Patient / Survivor
Hopatcong, New Jersey
We all have certain dates that we all remember. For me some of those dates are December 3rd (my birthday), March 23rd (my wife Kim’s birthday) and September 27th (our wedding anniversary). I can now add March 1, 2017 as one of the most important days of my life. As the doctor says, this is the day I saved my life!
This past December 3rd I turned 50 years old. Knowing that I had reached an important milestone, I did the right thing and scheduled a physical with my doctor. I had my blood work and urinalysis well in advance. The doctor had the results and I was ready for my physical.

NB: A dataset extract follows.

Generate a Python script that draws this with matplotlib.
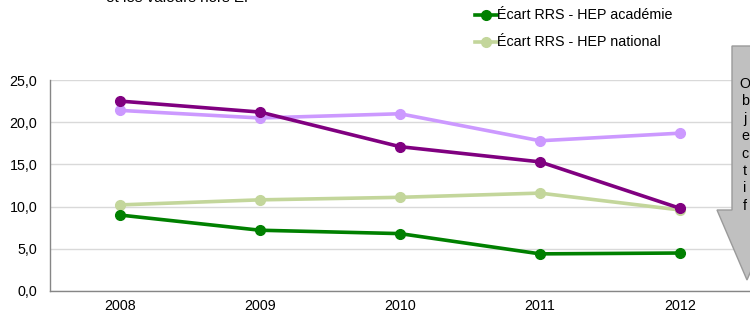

I met with my doctor and the physical went great, all my tests came back with great results. My doctor was happy to report that for a 50-year-old guy I was in excellent health. He then set me up with a package of information and a referral for my first colonoscopy. I didn’t waste any time and scheduled my test. The test was scheduled for March 1st, 2017 at 8:30 am.
The night before, I started prepping for the test. This is by far the worst part of the test. Between not eating, clearing out and no coffee in the morning, it made for a grumpy start for the day. I checked into the doctor on schedule. I joked with both the doctor and anesthesiologist about this being my first test. The last thing I remember before going under is the doctor saying that the start time was 8:29am.
The next thing I know, I’m waking up in recovery. The nurse tells me the doctor will be in in a minute to talk to me. The nurse then suggests that Kim and I move to a private room. This is when we started to get a bad feeling.
The doctor came in with a copy of the report. He started by telling me what a little polyp farm is and how he removed three of them and burned the ends. I looked down at the bottom of the report and right away I could tell the picture did not look good. I even said to the doctor that I didn’t think it looked good. He agreed, explaining that it was a tumor. He said biopsies were taken and sent for testing.
Dr. Barbalinardo took all the time necessary to answer my questions and concerns. He told me the tumor had to be removed along with a section of my colon. He was very optimistic that the surgery would be fine and I would make a full recovery with no need for radiation or chemo. He said two things to me that I will always remember. He said I was lucky that I took this seriously and had my testing done at 50, because it saved my life. The other thing he told me was he wished there were a lot others like me.
The pathology reports for the biopsies showed signs of high grade dysplasia, which means the tumor is cancerous but can’t be confirmed until fully removed. My surgery was scheduled for Mar. 31, meaning that in one month I went from a very healthy 50 year old with no symptoms to having colon surgery.
The surgery was a success. Dr. Robert and Joseph Barbalinardo and the staff at Mountainside Hospital took good care of me. I was up and walking the same day as the surgery. Other than the reminder of some pain from the stitches and diet, I felt fine. Pathology came back that the cancer was contained to the tumor and I’m now clear.
My wife Kim was strong through the entire month and was by my side the entire time, as was our family and friends.
In the end, all cancer sucks and much more needs to be done. For me, I’m the text book case as to why they recommend screening at 50. I am a very healthy person who showed no symptoms. My doctor and those who gave a second opinion have all said, had I waited two years to get screened the end results would have been much different.
As I have a number of friends who have recently turned or are about to turn 50, I encourage everyone to get screened. I know we are all busy and it is not the most glamorous screening but it needs to be done.
It is my hope that by sharing my story, I’ll be able to convince at least one person on the importance of getting screened at age 50.
Laughter is great medicine. As horrible as the news may be, the one thing that helped me and my wife through was keeping a positive outlook and sense of humor throughout.